We also present the maximum drawdown of the strategy in the analyzed period, which was 24.49%. This is a simple measure of the fall in percentage terms with respect to the peak of the cumulative return, and can be used as a measurement of how aggressively the strategy's leverage can be increased. It can be seen in Figure 3, which conveys the strategy's cumulative profit and volatility, that the maximum drawdown occurred in the first semester of 2008.

Figure 3 compares the cumulative excess returns and volatility of the strategy with the cumulative excess returns of the Ibovespa index. The smooth path of the pairs trading portfolio contrasts dramatically with the volatility of the stock market. It can be noted in the second panel of Figure 3, that the pairs trading strategy presented a relatively low and stable standard of volatility for practically the entire analyzed period, running at levels below 15% in annualized terms, for nearly the entire period. Even in the most acute period of the international financial crisis, when the volatility on the domestic stock market surpassed 120%, the volatility of the strategy never reached 40%.

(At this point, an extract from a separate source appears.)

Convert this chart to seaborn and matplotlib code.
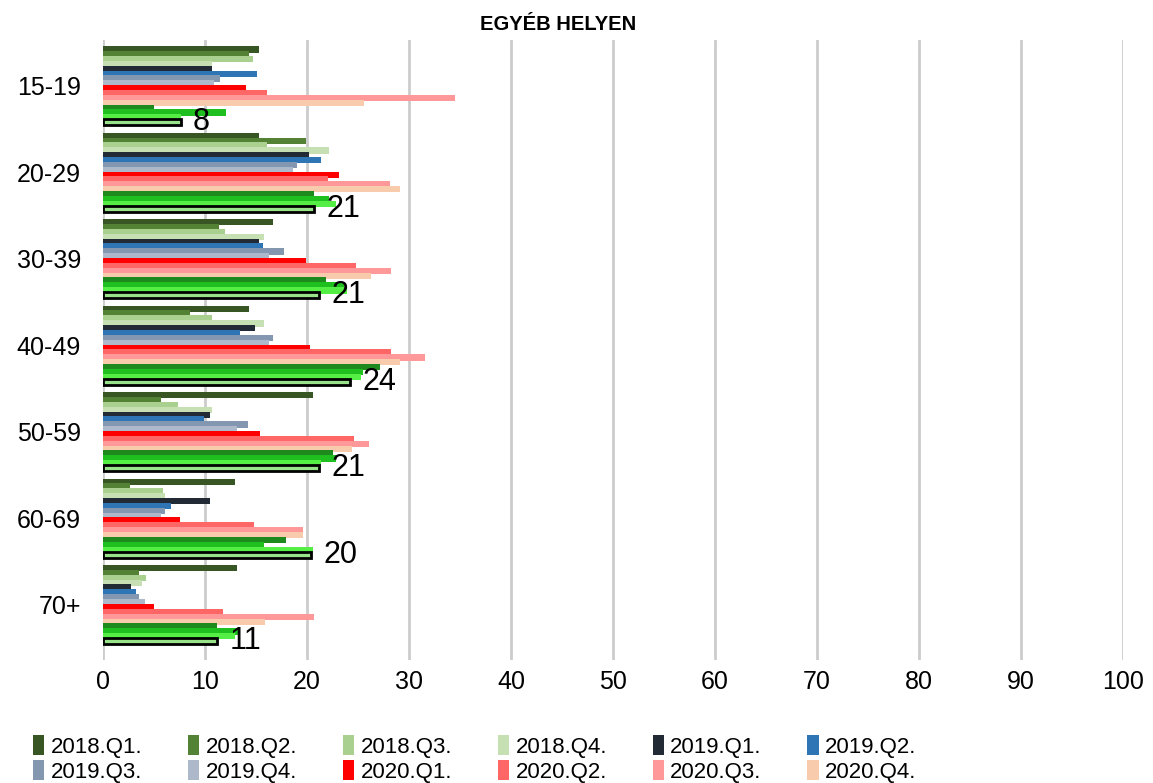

Another relevant part of the evaluation of the pairs trading strategy is the analysis of the correlation with the main reference market index, since one of the goals of the strategy is market neutrality (see Alexander & Dimitriu, 2002). The strategy showed a correlation with Ibovespa of less than 0.15, and for a good part of the sample it was less than 0.10, as can be observed in Figure 4. The estimated market (3 of the portfolio, (12) is also presented, which corroborates with the strategy's market neutrality.

Table 3 summarizes annual statistics of pairs trading strategies. The tables include mean, median, standard deviation, skewness, kurtosis, Sharpe Ratio and Maximum drawdown. To test the statistical significance of the difference between the variances and Sharpe ratios of the returns for pairs trading and Ibovespa, we follow DeMiguel et al. (2009) and use the stationary bootstrap of Politis & Romano (1994). The p-values reported on Table 3 are computed using the stationary bootstrap of Politis & Romano (1994) generating 1000 bootstrap samples with smoothing parameter q = 0.25.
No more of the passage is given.